1B-C Equal Sums I recognized this problem as a variation of the famous subset-sum problem, which is not solvable in polynomial time. I did the small version with n=20 since even 2²⁰ is computable quickly, but the large version had n=500. I looked around for alternate algorithms before giving up and going back to problem B. It turns out the limited value of each set member make the problem solvable since the number of subsets greatly exceeds the number of possible sums.

Round 1B Rank: #1431 (tied with about 800 people for #769)

1C-A Diamond Inheritance The problem is to look for diamond patterns in a large inheritance tree. I used a bitset for storing ancestor relations and a work-queue to avoid deep recursion.

1C-B Out of Gas You need to get downhill as quickly as possible using only gravity and brakes while staying behind any car in front of you moving at various speeds. I think I had this one figured out as computing a series of quadratic curves bounded by line segments, but I ran out of time after saving this problem for last.

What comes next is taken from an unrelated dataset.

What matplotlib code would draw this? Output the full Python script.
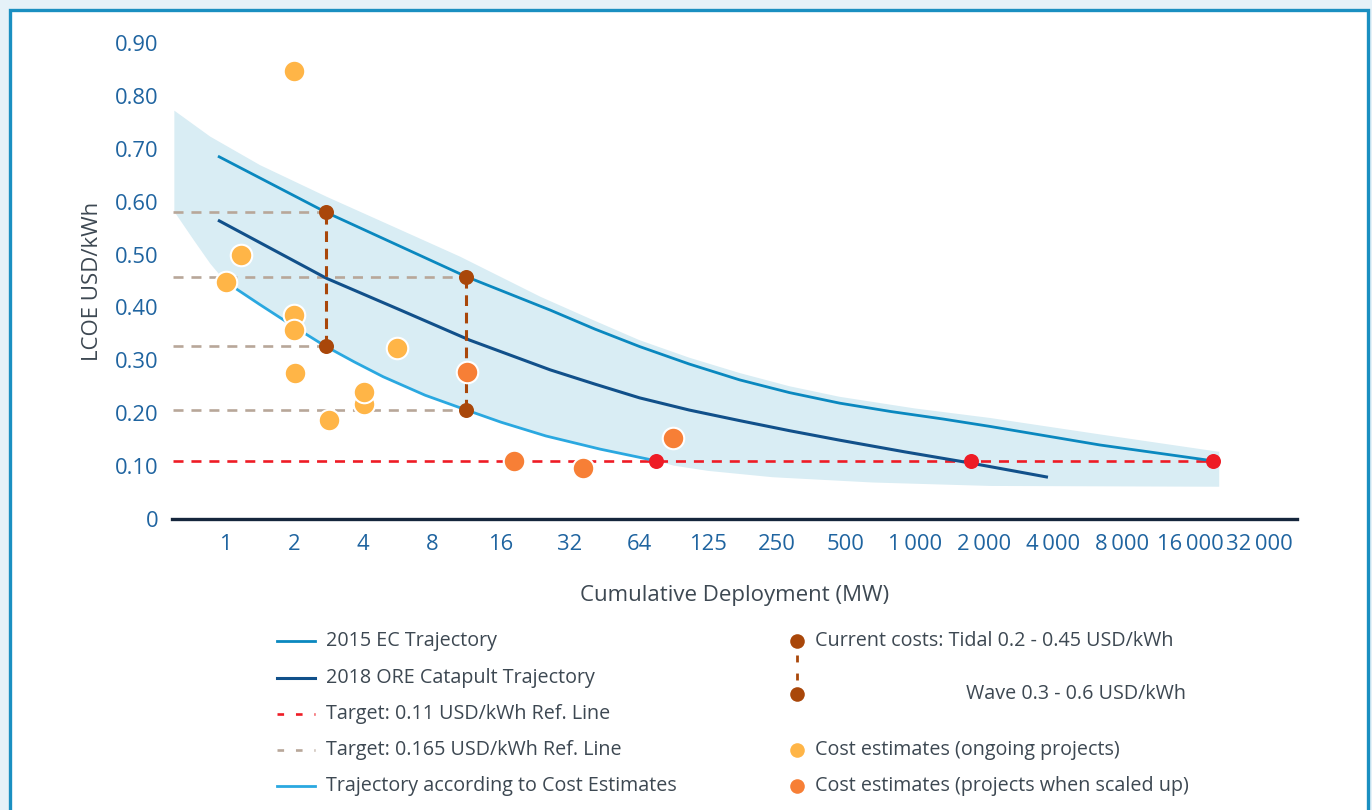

1C-C Box Factory The problem is to optimally match up series of boxes and toys coming off separate assembly lines. It’s basically a Longest Common Subsequence problem with the twist that each box or toy will occur up to 10¹⁶ times in a row, which makes the usual O(n²) dynamic programming algorithm take too long. I coded a variant of that algorithm by handling the repeats as single chunks.

Round 1C Rank: #196 for getting full credit on problems A and C.

The final scoreboards show the country of each participant (at least the ones who got some positive score), and I was wondering how the staggered starting times affected participation around the globe. The result was a visualization of each session’s global participation I posted on the JMP Blog.

I’ve been inactive recently at Project Euler, so I’m not sure how sharp I’ll be for the puzzle programming problems in this year’s Google’s Code Jam 2012. Yesterday was the qualifying round with 25 hours to earn 20 points on any of four problems, totaling 100 available points.

After earning over 20 points on the first two problems, I took a break for a while but not before taking a peak at the one hard problem of the group, Hall of Mirrors, so I could think about it during the day. The problem is to count your reflections in a mirrored room containing mirrored columns in given locations. Having done Project Euler’s Laserbeam problem, I recalled the simplification of reflecting the room instead of reflecting the ray of light so that the path is really a straight line. Here’s a pic of the idea from Google’s analysis:

The concept doesn’t easily map to having obstacles in the room, but it gave me enough of an idea to try the problem with a few hours remaining in the contest. It was quite a headache to think about all the reflections, but somehow I got it solved with an hour or to go. That gave me just enough time to complete the remaining easy problem and score 100 points!

Less than 200 of the 20,000 entrants solved the mirrors problem and even fewer got all 100 points. I know most folks were sensible enough to just stop working after getting the needed 20 points, but I’ll still count it as an accomplishment.